Task objective - In the listing below, find the line containing "Generate a LaTeX" and the line containing "(PhotoADate) at (271,448)". Repeat exactly those two lines and every line between them, nothing more.
## Begin Input rows
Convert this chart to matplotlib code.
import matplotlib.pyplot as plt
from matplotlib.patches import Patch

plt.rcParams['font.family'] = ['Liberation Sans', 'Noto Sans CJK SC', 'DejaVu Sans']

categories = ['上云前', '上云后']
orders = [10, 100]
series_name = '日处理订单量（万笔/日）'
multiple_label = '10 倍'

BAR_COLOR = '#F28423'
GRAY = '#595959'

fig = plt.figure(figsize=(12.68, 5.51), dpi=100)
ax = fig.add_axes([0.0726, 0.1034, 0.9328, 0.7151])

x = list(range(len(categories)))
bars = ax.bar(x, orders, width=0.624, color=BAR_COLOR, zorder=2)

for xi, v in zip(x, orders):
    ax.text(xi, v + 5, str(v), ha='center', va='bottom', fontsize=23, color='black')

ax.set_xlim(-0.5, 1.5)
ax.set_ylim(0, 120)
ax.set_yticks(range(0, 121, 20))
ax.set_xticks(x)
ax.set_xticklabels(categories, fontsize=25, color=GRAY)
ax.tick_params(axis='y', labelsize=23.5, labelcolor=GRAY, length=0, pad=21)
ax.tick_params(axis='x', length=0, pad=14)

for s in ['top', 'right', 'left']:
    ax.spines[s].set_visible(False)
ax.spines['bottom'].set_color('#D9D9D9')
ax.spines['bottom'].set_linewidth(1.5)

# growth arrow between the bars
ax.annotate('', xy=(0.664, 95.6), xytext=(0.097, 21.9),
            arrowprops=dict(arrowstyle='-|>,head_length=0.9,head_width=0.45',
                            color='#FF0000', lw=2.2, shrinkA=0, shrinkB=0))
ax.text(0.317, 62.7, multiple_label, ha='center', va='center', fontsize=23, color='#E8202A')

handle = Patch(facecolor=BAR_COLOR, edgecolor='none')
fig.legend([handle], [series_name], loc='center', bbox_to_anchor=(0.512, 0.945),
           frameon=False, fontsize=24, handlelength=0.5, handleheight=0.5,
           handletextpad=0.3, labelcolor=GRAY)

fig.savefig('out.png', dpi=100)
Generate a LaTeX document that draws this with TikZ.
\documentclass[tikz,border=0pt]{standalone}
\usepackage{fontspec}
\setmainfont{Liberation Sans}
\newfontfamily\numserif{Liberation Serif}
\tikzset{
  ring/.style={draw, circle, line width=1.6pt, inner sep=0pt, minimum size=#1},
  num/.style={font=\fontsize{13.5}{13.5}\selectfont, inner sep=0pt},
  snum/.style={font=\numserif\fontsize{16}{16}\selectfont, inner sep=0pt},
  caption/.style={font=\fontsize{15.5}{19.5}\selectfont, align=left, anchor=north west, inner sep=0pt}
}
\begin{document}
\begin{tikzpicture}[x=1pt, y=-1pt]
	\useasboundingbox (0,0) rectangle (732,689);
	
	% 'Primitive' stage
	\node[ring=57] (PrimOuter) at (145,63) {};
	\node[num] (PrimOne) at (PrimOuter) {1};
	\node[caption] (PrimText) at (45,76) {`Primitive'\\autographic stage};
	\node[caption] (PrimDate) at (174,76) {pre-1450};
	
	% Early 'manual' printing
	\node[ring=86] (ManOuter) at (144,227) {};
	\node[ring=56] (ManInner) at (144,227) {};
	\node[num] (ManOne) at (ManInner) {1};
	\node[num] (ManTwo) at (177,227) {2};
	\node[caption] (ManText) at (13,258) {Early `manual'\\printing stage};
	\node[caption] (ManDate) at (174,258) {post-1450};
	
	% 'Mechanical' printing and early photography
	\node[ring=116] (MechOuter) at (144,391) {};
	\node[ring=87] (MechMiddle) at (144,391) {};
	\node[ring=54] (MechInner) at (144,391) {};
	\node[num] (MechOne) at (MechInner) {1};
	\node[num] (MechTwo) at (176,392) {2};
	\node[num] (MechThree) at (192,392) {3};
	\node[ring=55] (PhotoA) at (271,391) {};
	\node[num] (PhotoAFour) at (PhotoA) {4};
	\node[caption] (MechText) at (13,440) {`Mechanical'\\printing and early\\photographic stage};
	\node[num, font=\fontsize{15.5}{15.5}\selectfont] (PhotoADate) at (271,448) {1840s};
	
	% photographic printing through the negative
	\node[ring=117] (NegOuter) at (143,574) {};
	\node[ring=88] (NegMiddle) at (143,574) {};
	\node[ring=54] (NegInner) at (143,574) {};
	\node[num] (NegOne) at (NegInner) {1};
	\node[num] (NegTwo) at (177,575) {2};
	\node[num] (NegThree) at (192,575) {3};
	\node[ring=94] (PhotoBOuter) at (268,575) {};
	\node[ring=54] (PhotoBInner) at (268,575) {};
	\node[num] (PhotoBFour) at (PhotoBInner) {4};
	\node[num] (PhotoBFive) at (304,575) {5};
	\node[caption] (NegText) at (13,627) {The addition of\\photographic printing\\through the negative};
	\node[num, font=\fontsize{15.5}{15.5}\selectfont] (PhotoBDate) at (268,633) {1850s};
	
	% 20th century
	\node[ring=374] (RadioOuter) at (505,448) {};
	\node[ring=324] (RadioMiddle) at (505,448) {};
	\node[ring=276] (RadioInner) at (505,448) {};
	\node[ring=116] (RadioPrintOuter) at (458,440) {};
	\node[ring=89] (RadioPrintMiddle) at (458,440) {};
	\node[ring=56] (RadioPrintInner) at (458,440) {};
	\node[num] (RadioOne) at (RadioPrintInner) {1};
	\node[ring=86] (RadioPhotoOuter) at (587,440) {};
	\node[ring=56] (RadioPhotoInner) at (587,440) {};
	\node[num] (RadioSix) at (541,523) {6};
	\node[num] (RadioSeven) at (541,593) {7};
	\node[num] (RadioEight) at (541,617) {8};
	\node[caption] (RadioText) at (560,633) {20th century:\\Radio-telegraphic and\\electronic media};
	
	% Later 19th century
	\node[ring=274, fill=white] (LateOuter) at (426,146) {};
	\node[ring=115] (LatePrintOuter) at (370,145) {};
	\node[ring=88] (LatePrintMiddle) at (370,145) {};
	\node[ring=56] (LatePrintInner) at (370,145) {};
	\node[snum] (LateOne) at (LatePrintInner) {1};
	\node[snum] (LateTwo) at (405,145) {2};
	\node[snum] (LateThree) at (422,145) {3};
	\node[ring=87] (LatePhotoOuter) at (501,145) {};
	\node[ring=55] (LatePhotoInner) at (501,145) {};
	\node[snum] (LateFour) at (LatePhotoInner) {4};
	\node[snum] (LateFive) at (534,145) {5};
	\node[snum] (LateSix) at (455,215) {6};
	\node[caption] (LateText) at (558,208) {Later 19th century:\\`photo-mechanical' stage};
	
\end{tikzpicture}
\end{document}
## End Input rows
Result of this exercise -
Generate a LaTeX document that draws this with TikZ.
\documentclass[tikz,border=0pt]{standalone}
\usepackage{fontspec}
\setmainfont{Liberation Sans}
\newfontfamily\numserif{Liberation Serif}
\tikzset{
  ring/.style={draw, circle, line width=1.6pt, inner sep=0pt, minimum size=#1},
  num/.style={font=\fontsize{13.5}{13.5}\selectfont, inner sep=0pt},
  snum/.style={font=\numserif\fontsize{16}{16}\selectfont, inner sep=0pt},
  caption/.style={font=\fontsize{15.5}{19.5}\selectfont, align=left, anchor=north west, inner sep=0pt}
}
\begin{document}
\begin{tikzpicture}[x=1pt, y=-1pt]
	\useasboundingbox (0,0) rectangle (732,689);
	
	% 'Primitive' stage
	\node[ring=57] (PrimOuter) at (145,63) {};
	\node[num] (PrimOne) at (PrimOuter) {1};
	\node[caption] (PrimText) at (45,76) {`Primitive'\\autographic stage};
	\node[caption] (PrimDate) at (174,76) {pre-1450};
	
	% Early 'manual' printing
	\node[ring=86] (ManOuter) at (144,227) {};
	\node[ring=56] (ManInner) at (144,227) {};
	\node[num] (ManOne) at (ManInner) {1};
	\node[num] (ManTwo) at (177,227) {2};
	\node[caption] (ManText) at (13,258) {Early `manual'\\printing stage};
	\node[caption] (ManDate) at (174,258) {post-1450};
	
	% 'Mechanical' printing and early photography
	\node[ring=116] (MechOuter) at (144,391) {};
	\node[ring=87] (MechMiddle) at (144,391) {};
	\node[ring=54] (MechInner) at (144,391) {};
	\node[num] (MechOne) at (MechInner) {1};
	\node[num] (MechTwo) at (176,392) {2};
	\node[num] (MechThree) at (192,392) {3};
	\node[ring=55] (PhotoA) at (271,391) {};
	\node[num] (PhotoAFour) at (PhotoA) {4};
	\node[caption] (MechText) at (13,440) {`Mechanical'\\printing and early\\photographic stage};
	\node[num, font=\fontsize{15.5}{15.5}\selectfont] (PhotoADate) at (271,448) {1840s};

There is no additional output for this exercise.